Os Cisnes Vermelhos são professores incômodos: expõem o que ignoramos e nos obrigam a desaprender. Eles não apenas interrompem o curso da história. Eles revelam o que a história omitia .

Planejar o incerto, portanto, não é resistir à mudança, mas dançar com ela. É desenhar estratégias que respirem. É transformar o medo em curiosidade e o imprevisto em matéria de criação.

Para além da estratégia: o novo papel da consciência

Os Cisnes Vermelhos continuarão a emergir cada vez mais complexos, simultâneos e interconectados.
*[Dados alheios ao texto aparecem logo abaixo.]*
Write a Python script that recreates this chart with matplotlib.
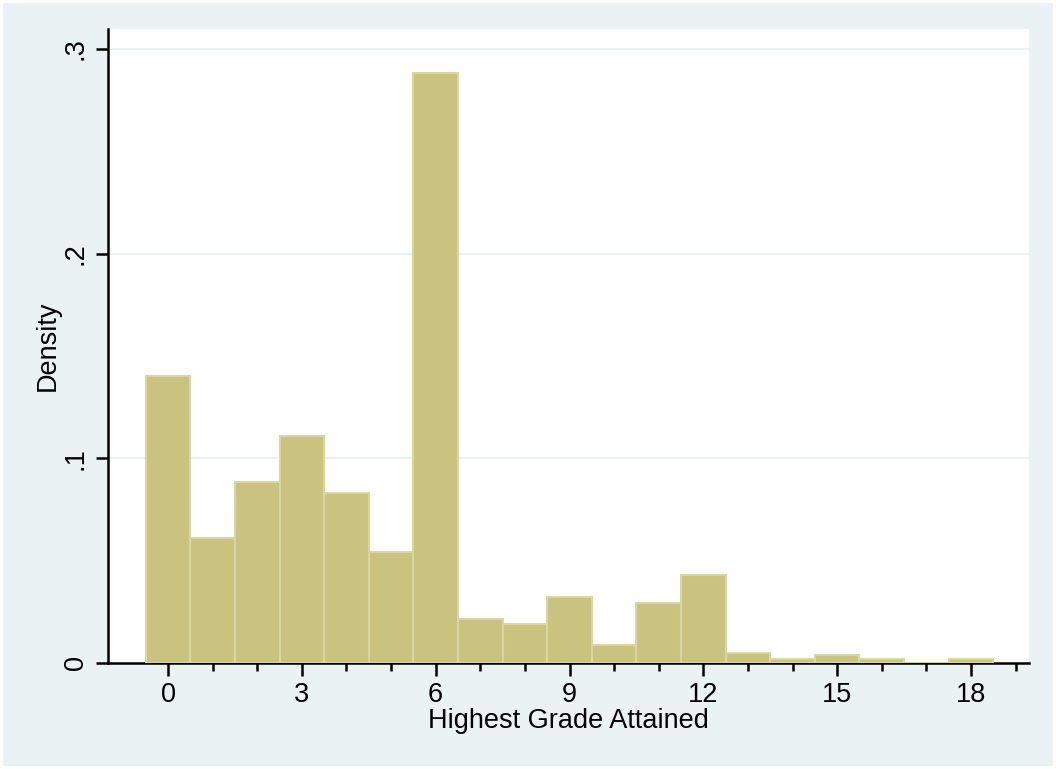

A pergunta não é se eles virão, mas como estaremos preparados para coexistir com eles. 

O futuro não se constrói sobre certezas, mas sobre coragem imaginativa. Coragem para abandonar o controle. Coragem para repensar o que entendemos por tempo, poder e estratégia. Coragem para liderar sem mapa, mas com bússola.

Planejar o imprevisível é aceitar que toda rota é provisória. E que o verdadeiro diferencial de uma organização e de uma vida não está em prever, mas em perceber, aprender e evoluir.

O futuro pede fluidez, não rigidez

O Cisne Vermelho é o espelho do nosso tempo: ele reflete as falhas dos sistemas, mas também a potência da consciência que se reinventa.

Planejar como antes é negar a complexidade do mundo. Mas imaginar estrategicamente é uma forma de fé lúcida, a crença de que podemos aprender mesmo quando não sabemos o que vem.

O futuro não se deixa aprisionar por planilhas. Ele é vivo, fluido e paradoxal. E só se revela àqueles que têm coragem de habitar o imprevisível com propósito.